EXTRACTED RECORDS:
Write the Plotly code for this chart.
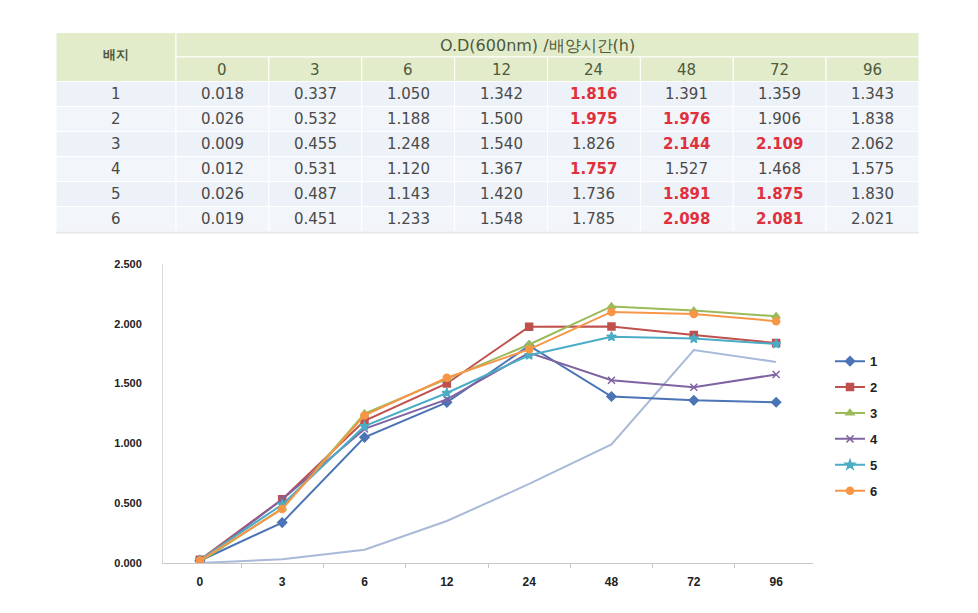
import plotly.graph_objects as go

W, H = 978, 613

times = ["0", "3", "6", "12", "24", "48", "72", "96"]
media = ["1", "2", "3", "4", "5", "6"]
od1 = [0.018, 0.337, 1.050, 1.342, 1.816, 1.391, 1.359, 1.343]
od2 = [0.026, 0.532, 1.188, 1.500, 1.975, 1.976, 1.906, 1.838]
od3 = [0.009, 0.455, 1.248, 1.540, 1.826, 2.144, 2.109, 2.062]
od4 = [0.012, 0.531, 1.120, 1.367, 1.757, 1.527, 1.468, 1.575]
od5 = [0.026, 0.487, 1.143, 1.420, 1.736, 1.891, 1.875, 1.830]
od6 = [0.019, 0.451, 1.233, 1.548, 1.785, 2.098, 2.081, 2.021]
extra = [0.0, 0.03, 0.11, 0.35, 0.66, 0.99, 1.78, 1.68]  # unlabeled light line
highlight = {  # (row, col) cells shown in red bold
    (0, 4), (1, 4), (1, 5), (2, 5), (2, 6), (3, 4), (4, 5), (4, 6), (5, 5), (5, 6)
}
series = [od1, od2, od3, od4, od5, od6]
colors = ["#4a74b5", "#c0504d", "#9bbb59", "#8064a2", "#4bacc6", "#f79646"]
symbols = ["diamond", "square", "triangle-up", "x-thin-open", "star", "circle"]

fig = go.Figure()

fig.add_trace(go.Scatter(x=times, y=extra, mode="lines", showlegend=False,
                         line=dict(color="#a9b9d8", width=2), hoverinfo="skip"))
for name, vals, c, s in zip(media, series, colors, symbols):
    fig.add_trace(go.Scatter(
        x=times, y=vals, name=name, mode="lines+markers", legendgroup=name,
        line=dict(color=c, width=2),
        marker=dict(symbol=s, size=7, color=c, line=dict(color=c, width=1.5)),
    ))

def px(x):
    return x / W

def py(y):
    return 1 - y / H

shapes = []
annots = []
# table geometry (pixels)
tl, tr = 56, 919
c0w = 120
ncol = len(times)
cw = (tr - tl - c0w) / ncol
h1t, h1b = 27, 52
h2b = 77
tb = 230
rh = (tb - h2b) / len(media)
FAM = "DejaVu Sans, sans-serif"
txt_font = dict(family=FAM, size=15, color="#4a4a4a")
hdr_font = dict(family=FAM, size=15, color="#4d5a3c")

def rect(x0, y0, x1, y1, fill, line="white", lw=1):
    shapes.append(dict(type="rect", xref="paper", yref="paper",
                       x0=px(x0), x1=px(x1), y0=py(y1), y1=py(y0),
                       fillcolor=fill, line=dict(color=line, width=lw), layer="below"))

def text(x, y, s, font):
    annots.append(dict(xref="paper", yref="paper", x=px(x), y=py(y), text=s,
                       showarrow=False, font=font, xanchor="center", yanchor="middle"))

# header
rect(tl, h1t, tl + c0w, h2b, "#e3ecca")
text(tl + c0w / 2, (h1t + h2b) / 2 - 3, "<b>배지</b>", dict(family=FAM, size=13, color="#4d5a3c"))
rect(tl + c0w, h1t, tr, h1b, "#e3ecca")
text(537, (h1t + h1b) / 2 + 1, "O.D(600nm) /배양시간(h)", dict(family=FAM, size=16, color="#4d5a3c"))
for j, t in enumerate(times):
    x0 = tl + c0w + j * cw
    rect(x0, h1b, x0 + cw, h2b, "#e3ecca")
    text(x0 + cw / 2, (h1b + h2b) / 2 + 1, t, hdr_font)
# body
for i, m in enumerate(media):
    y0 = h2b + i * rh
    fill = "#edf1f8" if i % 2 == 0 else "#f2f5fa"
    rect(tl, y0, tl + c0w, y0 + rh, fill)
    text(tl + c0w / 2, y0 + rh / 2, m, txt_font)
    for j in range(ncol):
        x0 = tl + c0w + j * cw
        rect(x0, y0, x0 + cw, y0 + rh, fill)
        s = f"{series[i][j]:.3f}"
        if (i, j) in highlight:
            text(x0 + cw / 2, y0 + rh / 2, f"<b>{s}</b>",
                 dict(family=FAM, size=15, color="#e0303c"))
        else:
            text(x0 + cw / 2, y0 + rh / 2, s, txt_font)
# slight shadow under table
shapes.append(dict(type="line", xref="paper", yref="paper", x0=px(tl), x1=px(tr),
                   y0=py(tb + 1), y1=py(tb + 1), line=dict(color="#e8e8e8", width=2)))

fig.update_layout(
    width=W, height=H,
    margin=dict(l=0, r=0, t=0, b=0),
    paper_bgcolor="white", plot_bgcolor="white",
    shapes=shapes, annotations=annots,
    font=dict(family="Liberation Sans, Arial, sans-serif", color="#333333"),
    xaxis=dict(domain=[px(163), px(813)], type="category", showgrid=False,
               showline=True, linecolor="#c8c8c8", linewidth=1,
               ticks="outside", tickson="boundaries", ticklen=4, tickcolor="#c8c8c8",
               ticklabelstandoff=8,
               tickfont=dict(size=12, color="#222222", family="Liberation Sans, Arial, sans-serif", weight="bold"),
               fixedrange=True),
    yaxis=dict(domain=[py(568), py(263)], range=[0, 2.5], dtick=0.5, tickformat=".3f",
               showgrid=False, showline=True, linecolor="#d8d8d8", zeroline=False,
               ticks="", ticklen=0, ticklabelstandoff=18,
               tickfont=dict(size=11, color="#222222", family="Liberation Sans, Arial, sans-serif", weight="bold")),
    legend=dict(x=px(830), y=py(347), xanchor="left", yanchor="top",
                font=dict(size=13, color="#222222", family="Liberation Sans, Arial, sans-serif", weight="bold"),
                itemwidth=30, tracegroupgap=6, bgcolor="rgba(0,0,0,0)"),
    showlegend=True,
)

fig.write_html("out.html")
--
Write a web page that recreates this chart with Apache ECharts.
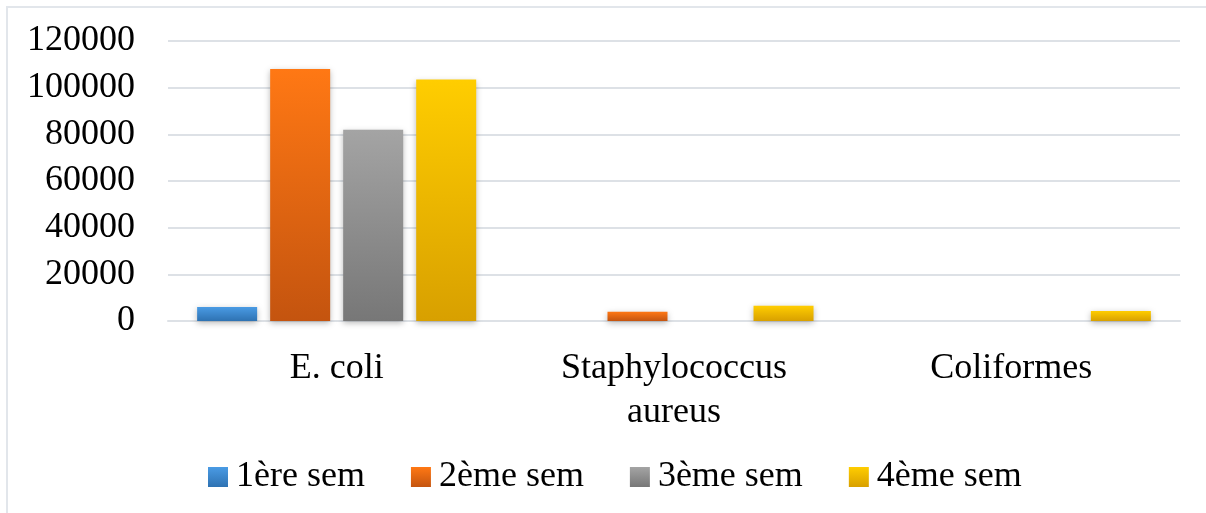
==
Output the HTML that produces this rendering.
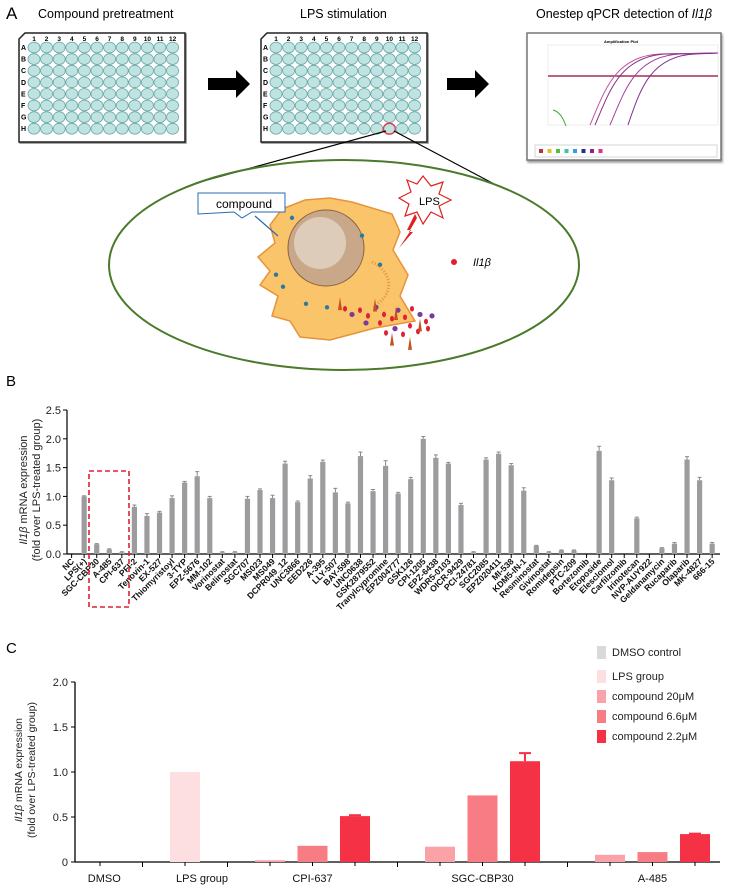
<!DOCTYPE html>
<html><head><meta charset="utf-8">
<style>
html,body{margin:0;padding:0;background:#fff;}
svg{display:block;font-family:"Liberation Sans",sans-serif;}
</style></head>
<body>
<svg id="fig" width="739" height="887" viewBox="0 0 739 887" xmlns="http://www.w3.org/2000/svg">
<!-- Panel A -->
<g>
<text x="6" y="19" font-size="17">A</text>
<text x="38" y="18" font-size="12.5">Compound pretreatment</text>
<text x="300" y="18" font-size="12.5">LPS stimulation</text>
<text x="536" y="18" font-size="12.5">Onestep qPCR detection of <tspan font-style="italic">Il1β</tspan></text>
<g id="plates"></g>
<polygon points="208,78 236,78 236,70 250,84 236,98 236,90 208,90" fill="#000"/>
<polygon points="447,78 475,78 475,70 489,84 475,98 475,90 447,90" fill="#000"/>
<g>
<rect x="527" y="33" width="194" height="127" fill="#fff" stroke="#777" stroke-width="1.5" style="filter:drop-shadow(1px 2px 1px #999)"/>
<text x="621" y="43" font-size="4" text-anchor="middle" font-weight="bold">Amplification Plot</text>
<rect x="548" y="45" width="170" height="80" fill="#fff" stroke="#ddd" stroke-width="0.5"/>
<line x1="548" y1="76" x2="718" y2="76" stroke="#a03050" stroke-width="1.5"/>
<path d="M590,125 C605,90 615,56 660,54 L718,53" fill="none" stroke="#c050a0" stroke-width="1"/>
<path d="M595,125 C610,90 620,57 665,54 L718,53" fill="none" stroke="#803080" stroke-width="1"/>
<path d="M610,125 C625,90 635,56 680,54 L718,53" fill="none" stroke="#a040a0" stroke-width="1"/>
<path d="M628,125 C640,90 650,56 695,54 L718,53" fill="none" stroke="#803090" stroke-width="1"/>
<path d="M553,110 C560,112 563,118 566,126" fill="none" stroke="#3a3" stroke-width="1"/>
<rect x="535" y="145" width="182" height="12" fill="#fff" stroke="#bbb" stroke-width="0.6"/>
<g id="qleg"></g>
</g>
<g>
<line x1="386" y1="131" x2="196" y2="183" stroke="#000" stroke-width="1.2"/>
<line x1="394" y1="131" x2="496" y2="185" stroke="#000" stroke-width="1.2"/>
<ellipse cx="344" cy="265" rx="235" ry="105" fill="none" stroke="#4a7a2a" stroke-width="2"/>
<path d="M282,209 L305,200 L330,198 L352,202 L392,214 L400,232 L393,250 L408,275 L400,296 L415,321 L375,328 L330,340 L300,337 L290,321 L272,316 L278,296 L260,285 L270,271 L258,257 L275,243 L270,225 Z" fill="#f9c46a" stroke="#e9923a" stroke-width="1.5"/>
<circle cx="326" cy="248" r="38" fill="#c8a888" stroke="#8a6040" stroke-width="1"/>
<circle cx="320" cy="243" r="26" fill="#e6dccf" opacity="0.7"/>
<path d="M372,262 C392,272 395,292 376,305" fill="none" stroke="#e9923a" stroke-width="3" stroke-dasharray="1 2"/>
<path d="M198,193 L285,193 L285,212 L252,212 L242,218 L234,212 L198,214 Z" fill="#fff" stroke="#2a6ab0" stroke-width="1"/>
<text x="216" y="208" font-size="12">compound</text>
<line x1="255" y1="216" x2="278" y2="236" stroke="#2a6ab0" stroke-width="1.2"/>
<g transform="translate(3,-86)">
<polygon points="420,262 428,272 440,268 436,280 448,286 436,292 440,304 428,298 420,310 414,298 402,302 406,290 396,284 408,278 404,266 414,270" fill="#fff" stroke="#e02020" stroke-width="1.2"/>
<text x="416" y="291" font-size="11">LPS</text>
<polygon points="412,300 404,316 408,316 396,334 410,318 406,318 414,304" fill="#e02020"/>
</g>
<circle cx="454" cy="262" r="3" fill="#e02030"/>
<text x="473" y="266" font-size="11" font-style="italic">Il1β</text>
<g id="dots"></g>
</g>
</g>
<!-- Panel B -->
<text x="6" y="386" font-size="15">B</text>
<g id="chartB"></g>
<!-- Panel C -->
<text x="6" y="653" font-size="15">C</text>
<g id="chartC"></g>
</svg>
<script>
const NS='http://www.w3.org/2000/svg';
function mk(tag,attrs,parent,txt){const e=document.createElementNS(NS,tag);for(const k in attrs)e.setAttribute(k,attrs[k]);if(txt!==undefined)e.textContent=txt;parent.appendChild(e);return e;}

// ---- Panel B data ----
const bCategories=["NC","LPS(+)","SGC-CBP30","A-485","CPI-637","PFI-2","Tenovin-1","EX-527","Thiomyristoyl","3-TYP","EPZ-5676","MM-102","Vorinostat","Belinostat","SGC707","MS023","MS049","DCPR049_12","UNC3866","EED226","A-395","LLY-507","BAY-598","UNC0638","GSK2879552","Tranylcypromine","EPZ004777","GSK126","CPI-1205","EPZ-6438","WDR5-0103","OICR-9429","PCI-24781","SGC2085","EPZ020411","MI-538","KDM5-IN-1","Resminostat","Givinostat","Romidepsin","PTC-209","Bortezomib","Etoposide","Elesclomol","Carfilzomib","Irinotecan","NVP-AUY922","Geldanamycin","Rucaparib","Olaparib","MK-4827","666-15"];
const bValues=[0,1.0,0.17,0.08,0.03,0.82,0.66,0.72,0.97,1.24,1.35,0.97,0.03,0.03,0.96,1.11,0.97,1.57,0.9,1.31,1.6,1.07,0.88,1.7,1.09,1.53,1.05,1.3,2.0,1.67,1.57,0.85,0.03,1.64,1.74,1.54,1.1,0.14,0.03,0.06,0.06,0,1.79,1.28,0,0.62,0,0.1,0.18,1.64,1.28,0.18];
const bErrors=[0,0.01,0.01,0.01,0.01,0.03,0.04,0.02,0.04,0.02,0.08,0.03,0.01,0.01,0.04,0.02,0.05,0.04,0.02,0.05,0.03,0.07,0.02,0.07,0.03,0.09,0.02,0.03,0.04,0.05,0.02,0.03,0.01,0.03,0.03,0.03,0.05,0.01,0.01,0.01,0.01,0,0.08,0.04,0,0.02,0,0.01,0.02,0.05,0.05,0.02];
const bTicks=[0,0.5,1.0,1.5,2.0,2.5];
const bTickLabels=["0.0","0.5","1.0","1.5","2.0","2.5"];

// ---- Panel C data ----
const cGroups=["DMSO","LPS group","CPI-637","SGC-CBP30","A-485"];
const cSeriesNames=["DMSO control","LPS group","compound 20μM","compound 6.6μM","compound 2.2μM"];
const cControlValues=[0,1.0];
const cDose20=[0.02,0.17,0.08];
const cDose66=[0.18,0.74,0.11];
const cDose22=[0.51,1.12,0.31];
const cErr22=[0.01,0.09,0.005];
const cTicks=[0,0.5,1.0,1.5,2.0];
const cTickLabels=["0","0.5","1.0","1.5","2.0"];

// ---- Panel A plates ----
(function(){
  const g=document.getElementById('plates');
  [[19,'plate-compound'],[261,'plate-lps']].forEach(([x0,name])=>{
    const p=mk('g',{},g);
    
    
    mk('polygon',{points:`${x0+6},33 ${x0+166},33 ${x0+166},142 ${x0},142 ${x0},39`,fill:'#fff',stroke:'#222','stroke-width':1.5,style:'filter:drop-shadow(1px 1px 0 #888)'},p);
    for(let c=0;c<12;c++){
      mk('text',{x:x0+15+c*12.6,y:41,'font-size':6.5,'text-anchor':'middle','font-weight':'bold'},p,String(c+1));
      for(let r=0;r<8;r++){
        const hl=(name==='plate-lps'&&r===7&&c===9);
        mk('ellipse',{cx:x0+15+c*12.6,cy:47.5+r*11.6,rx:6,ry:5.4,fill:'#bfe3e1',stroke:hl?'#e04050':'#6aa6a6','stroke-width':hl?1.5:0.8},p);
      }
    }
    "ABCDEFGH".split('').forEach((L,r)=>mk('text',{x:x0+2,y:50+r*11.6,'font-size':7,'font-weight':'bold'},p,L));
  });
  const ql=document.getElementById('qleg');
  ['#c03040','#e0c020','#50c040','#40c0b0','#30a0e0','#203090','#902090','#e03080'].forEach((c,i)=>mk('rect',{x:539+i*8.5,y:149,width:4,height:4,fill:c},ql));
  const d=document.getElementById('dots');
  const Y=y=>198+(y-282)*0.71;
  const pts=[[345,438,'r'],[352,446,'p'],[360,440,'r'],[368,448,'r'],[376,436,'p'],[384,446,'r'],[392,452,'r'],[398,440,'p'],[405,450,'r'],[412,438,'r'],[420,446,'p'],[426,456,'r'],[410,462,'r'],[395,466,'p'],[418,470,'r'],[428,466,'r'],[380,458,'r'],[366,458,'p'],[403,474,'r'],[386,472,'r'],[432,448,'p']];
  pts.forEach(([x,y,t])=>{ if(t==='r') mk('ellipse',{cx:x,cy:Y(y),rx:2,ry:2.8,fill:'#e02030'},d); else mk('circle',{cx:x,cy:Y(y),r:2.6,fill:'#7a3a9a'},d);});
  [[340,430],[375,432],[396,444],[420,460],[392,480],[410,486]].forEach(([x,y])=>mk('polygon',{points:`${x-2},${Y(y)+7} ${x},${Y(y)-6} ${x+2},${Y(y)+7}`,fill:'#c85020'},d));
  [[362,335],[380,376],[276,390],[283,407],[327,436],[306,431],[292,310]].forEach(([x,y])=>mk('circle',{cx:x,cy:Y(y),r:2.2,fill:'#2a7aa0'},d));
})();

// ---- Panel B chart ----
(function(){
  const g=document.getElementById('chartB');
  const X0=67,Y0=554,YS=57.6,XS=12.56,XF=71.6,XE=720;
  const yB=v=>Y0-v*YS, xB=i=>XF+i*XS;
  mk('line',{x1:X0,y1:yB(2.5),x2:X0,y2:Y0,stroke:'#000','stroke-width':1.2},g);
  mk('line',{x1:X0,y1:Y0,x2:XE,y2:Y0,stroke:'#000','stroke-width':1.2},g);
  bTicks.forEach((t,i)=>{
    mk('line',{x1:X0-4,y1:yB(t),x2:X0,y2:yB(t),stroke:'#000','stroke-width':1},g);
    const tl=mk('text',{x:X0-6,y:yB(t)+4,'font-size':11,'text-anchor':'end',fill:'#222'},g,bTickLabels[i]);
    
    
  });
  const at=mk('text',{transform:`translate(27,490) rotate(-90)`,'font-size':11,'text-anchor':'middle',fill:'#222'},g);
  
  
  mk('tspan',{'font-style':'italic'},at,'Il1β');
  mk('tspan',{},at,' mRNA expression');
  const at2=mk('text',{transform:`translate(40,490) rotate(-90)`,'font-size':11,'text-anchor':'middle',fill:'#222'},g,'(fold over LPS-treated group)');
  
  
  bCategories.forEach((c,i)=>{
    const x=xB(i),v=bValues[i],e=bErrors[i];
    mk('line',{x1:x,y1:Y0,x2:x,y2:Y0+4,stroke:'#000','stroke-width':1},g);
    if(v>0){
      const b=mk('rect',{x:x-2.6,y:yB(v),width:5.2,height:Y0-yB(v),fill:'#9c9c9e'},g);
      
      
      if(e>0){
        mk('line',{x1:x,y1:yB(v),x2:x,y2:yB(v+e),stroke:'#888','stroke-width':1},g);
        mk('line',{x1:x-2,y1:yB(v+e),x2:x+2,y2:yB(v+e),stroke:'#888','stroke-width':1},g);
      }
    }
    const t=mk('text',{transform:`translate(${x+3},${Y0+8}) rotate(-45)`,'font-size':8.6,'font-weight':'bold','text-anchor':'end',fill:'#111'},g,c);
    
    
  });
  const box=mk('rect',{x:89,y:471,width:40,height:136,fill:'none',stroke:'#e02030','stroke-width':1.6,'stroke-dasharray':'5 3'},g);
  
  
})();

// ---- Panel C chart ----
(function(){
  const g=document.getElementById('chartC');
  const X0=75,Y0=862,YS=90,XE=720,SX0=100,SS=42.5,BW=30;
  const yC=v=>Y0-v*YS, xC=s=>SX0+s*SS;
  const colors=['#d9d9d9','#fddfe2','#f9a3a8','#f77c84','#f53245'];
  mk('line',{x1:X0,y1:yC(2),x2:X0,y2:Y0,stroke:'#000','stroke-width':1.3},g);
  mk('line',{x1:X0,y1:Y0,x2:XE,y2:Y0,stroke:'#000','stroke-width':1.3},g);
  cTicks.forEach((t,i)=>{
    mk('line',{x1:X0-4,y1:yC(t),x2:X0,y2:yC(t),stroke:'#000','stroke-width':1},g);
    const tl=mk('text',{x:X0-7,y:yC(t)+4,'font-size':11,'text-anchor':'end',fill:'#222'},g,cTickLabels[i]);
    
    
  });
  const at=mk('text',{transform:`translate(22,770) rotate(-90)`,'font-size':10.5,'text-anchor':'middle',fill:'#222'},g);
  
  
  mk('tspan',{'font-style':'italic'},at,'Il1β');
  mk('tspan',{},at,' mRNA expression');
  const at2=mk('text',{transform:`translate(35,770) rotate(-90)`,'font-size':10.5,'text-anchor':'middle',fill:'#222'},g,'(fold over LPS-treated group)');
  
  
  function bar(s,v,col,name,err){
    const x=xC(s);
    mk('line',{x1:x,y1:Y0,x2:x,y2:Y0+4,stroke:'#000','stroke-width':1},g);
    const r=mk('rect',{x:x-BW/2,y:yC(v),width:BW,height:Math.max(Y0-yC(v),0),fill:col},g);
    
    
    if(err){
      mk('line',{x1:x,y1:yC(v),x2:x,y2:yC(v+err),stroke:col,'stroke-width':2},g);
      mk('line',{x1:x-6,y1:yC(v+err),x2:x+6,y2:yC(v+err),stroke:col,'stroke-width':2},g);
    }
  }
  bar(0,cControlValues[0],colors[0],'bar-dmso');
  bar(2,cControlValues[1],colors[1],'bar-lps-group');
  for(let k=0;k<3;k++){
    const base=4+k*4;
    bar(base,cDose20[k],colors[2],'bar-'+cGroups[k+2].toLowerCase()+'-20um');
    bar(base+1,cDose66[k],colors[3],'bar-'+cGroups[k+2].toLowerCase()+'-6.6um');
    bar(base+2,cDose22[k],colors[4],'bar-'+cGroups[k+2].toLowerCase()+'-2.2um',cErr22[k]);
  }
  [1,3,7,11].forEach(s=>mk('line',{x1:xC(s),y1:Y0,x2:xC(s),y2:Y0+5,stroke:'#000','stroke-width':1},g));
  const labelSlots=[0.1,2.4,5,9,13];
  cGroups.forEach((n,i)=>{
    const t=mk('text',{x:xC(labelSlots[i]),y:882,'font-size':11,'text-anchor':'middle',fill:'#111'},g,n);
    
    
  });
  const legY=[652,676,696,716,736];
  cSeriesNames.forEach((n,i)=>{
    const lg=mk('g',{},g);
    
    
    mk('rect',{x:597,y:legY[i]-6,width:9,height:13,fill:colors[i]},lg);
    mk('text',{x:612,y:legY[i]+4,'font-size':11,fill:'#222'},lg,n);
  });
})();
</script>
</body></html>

INSTRUCTIONS FOR THE TASK: Return exactly the lines from the one with "Write the Plotly code for this chart." to the one with "W, H = 978, 613", both ends kept, and only those. Images are left out.

EXERCISE SOLUTION:
Write the Plotly code for this chart.
import plotly.graph_objects as go

W, H = 978, 613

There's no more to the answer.